The Wall Street Journal looks at how the reality of this is now playing out.
Slide Inc. which was started by PayPal co-founder Max Levchin and has raised a total of about $75 million, makes some of the most popular applications on social-networking sites, including a game called SuperPoke, where users can send their friends virtual hugs, slaps and sheep.
To capitalize on its popularity, Slide opened an ad-sales office in New York last summer and hired a team to sell standard online ads, such as the graphical ads that border a Web page. It typically sold such ad campaigns for $50,000 to $200,000.
Now, Slide is scrapping those ad efforts. It recently fired its ad-sales team and instead is focusing on selling so-called branded entertainment campaigns, where an advertiser is incorporated into games that are already popular among consumers. It is also ramping up its virtual-goods business, such as spoofs of famous works of art. It hopes that segment will account for the majority of its revenue this year.
Slide is far from the only ad-supported company seeking another route to profitability. I’m convinced we’re going to see more and more newspapers and magazines (and maybe a few blogs) begin to charge for online access to their content–a move that’s long overdue, in my opinion.
In related news, Ben Kunz, writing in Adweek says “traditional media still rules.” U.S. consumers watch 5 hours and 9 minutes of live TV daily, according to Nielsen, versus 2.4 minutes of online video.
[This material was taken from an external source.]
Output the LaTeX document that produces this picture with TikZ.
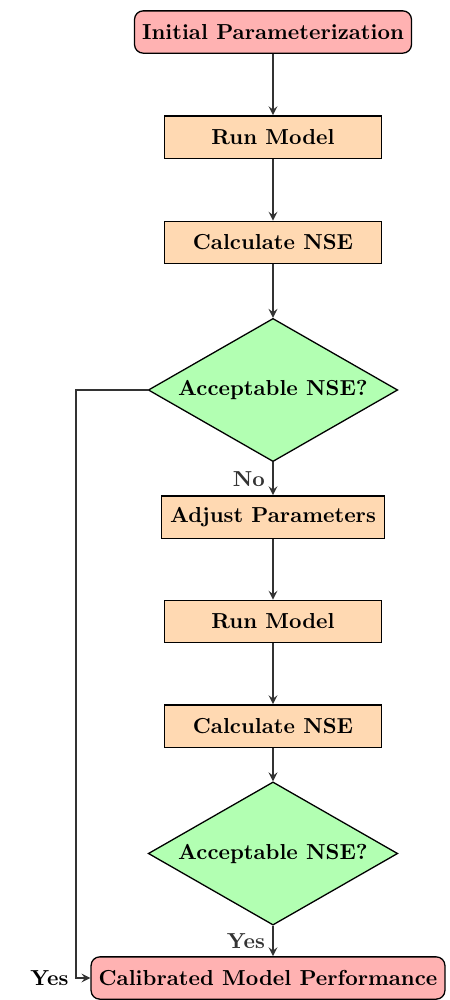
\documentclass[tikz,border=0pt]{standalone}
\usetikzlibrary{shapes.geometric}
\tikzset{
  startstop/.style={rectangle, rounded corners, draw, semithick, fill=red!30, font=\bfseries, minimum height=19.5pt, inner xsep=3.5pt},
  process/.style={rectangle, draw, semithick, fill=orange!30, font=\bfseries, minimum width=100pt, minimum height=19.5pt, inner xsep=4pt},
  decision/.style={diamond, draw, semithick, fill=green!30, font=\bfseries, shape aspect=1.75, inner sep=1pt, minimum width=115pt, minimum height=66pt},
  arrow/.style={thick, ->, >=stealth, black!80}
}
\begin{document}
\begin{tikzpicture}[x=0.461pt, y=0.461pt]
                \useasboundingbox (0,0) rectangle (449,-1000);
                \node [startstop] (init) at (273,-32) {Initial Parameterization};
                \node [process] (run1) at (273,-137) {Run Model};
                \node [process] (calc1) at (273,-242.5) {Calculate NSE};
                \node [decision] (dec1) at (273,-390) {Acceptable NSE?};
                \node [process] (adjust) at (273,-517) {Adjust Parameters};
                \node [process] (run2) at (273,-621.5) {Run Model};
                \node [process] (calc2) at (273,-726) {Calculate NSE};
                \node [decision] (dec2) at (273,-853.5) {Acceptable NSE?};
                \node [startstop] (final) at (268,-978) {Calibrated Model Performance};
                \coordinate (corner) at (76,-978);
                % main line
                \draw [arrow] (init) -- (run1);
                \draw [arrow] (run1) -- (calc1);
                \draw [arrow] (calc1) -- (dec1);
                \draw [arrow] (dec1) -- node [left, font=\bfseries] {No} (adjust);
                \draw [arrow] (adjust) -- (run2);
                \draw [arrow] (run2) -- (calc2);
                \draw [arrow] (calc2) -- (dec2);
                \draw [arrow] (dec2.south) -- node [left, font=\bfseries] {Yes} (dec2.south |- final.north);
                % shortcut
                \draw [arrow] (dec1.west) -| (corner) -- (final.west);
                \node [left, font=\bfseries] (yes1) at (corner) {Yes};
            \end{tikzpicture}
\end{document}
Yet, we continue to hear about the mountains of money to be made in online video. It’s incongruous–the hype and reality simply don’t meet.
I think what led us to this place is pretty simple to identify. Something new and shiny came along and it stirred up a lot of hopes and dreams on the part of seekers. Digital media is a new gold rush, but like the last one, there’s a limited supply of gold and only those few who are lucky enough to survive and shrewd enough to prosper get to transfer said raw materials into viable currency.